Una vez más los peruanos estamos enfrascados en un debate por la aplicabilidad de la pena de muerte o no en el país. Pese a que sabemos que la Constitución y la adscripción a tratados internacionales no lo permiten en el Perú. El detonante de esta polémica no es porque este en agenda del Legislativo o sea una propuesta del Ejecutivo. O de pronto es una iniciativa de la ciudadanía. Para nada. Ha tenido que registrarse, una vez más, un doloroso, terrible y repudiable acto, la muerte de una niña de 11 años a manos de un hombre enfermo y desquiciado, para que todos nos volvamos a mostrar muy «preocupados» al respecto.

Pero, cuántas muertes, agresiones y abusos contra niños, niñas y adolescentes se han registrado en nuestro país.
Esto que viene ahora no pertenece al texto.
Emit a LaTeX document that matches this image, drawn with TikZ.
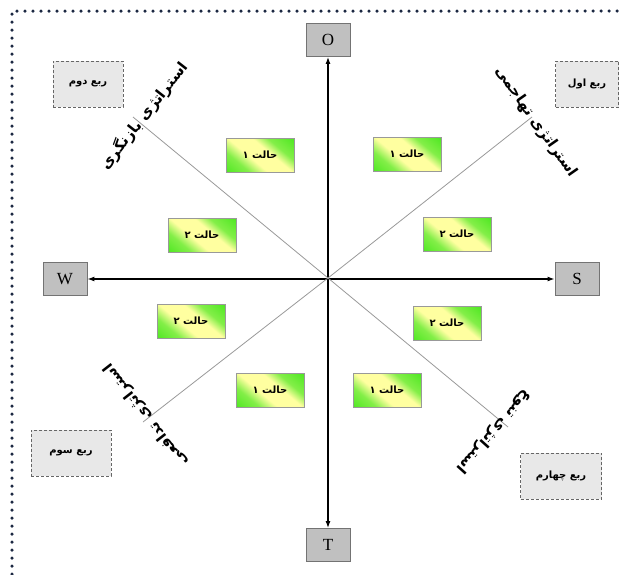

Cuántas denuncias han pasado por comisarías, fiscalías y juzgados sobre abuso sexual infantil o violencia familiar. Cuántas de estas denuncias encontraron justicia para las víctimas o sus familiares. Y lo que es peor, cuántas denuncias ni siquiera han sido sentadas y consta en las actas o partes policiales. ¿Cuántas?

Las estadísticas al respecto nos agarran a cachetadas como sociedad. Las cifras son tremendamente negativas y escandalosas. Pero, si es así, ¿Por qué nos quedamos pasivos? ¿Por qué nos quedamos solo con nuestra indignación virtual, muy de redes sociales, y no lo llevamos a la acción? Debemos ante estos actos salvajes hacer que la indignación recorra nuestras venas, sentir que revienta en nuestras entrañas, que nos arranca nuestras carnes, que nos quema el alma. Porque no somos piedras insensibles sino seres humanos.

Por eso yo les pido a los chiquitines, a los peques, a los huambrillos y huambrillas, que tengan mucho cuidado, que se cuiden, que aprendan a hacerlo. Porque los adultos nos quedamos en la mera pose y discurso. Hasta con ustedes nos hacemos los ‘figuteris’ y convenidos. Las autoridades son campeones en ese sentido, dicen que están preocupados por la niñez pero toda acción al respecto tiene que tener algún tipo de beneficio político -y hasta económico- para ellas. Y de esto no se escapan los actuales candidatos y varias organizaciones, que dicen trabajar en pro de la infancia. Salvo, honrosas y escasísimas excepciones.

Esta sociedad, hay que admitirlo a manera de autocrítica, está marcada por una cultura adultista -permítanme el término-, que pone en segundo y hasta en tercer plano a los menores de edad. Seguimos teniendo acuñada, grabada a fuego sobre la piel, la imposición marcial e implacablemente vertical sobre la población infantil. Ellos, reconozcamos, siguen sin que sus voces sean escuchadas.

Vayan a los hogares -sobre todo a los disfuncionales, es decir donde falta la figura del padre mayoritariamente y, a veces, de la madre. Y, en otros casos, están ausentes ambos-, denle una mirada a las instituciones educativas, a los barrios. Miremos para adentro, antes de fijarnos en la casa del vecino, aunque en estos casos no está mal, debemos prestarle más atención a nuestra familia. Ahí, nos daremos cuenta que estamos fallando en muchas cosas con relación a nuestros menores hijos.

Para mañana se está convocando en Lima a una marcha contra el abuso sexual infantil. Ojalá, decimos, luego pasemos a acciones concretas. No podemos permitir que una niña o niño más sea víctima de un enfermo de estos que, ¡cuidado!, van rondando por todos lados, cerca de los lugares donde puedan captar al próximo inocente. Que nuestros ojos, la mirada atenta de todos, sean la mejor cámara de seguridad y vigilancia. Donde estén, por donde jueguen o caminen, las niñas y niños, hay que estar al pendiente y actitud de alerta. Hagamos una cadena de amor y protección para ellos, para que nuestros hijos no sientan que están en una sociedad no apta para menores.